### Data provided
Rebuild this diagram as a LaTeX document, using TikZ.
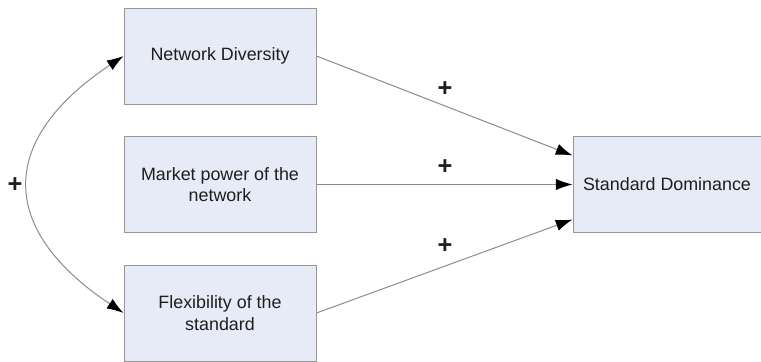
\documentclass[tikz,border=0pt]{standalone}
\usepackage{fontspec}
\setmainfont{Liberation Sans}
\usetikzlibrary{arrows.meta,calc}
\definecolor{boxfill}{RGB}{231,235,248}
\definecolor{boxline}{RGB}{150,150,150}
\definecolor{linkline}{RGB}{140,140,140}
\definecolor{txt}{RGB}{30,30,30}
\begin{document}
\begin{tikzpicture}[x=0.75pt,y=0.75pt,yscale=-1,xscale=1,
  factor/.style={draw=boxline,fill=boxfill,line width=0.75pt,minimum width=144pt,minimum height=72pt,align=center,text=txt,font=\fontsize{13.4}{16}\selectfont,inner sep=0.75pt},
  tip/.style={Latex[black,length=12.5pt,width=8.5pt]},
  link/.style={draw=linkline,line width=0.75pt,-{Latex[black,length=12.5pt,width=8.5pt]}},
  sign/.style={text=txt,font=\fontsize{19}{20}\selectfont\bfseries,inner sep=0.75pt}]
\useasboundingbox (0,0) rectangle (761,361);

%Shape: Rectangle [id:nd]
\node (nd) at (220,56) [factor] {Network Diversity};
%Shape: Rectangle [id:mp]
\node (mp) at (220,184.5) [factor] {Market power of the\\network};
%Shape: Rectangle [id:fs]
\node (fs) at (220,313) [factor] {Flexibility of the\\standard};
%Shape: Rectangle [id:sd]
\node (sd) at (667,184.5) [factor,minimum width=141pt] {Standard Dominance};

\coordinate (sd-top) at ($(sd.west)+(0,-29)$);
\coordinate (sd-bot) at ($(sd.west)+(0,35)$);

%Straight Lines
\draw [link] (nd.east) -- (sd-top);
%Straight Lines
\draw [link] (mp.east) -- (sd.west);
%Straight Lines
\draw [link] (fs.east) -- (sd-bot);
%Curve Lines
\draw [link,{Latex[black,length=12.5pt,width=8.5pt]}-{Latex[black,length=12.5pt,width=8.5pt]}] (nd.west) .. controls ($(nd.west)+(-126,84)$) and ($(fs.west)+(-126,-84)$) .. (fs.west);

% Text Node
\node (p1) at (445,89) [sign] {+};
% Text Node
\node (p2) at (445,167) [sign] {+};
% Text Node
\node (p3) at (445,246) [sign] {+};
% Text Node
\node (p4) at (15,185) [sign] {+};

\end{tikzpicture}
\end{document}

### Problem statement
From the first line of the material down to the line containing "(0,0) rectangle (761,361);", inclusive, return each line exactly, skipping any picture.

### Full output
Rebuild this diagram as a LaTeX document, using TikZ.
\documentclass[tikz,border=0pt]{standalone}
\usepackage{fontspec}
\setmainfont{Liberation Sans}
\usetikzlibrary{arrows.meta,calc}
\definecolor{boxfill}{RGB}{231,235,248}
\definecolor{boxline}{RGB}{150,150,150}
\definecolor{linkline}{RGB}{140,140,140}
\definecolor{txt}{RGB}{30,30,30}
\begin{document}
\begin{tikzpicture}[x=0.75pt,y=0.75pt,yscale=-1,xscale=1,
  factor/.style={draw=boxline,fill=boxfill,line width=0.75pt,minimum width=144pt,minimum height=72pt,align=center,text=txt,font=\fontsize{13.4}{16}\selectfont,inner sep=0.75pt},
  tip/.style={Latex[black,length=12.5pt,width=8.5pt]},
  link/.style={draw=linkline,line width=0.75pt,-{Latex[black,length=12.5pt,width=8.5pt]}},
  sign/.style={text=txt,font=\fontsize{19}{20}\selectfont\bfseries,inner sep=0.75pt}]
\useasboundingbox (0,0) rectangle (761,361);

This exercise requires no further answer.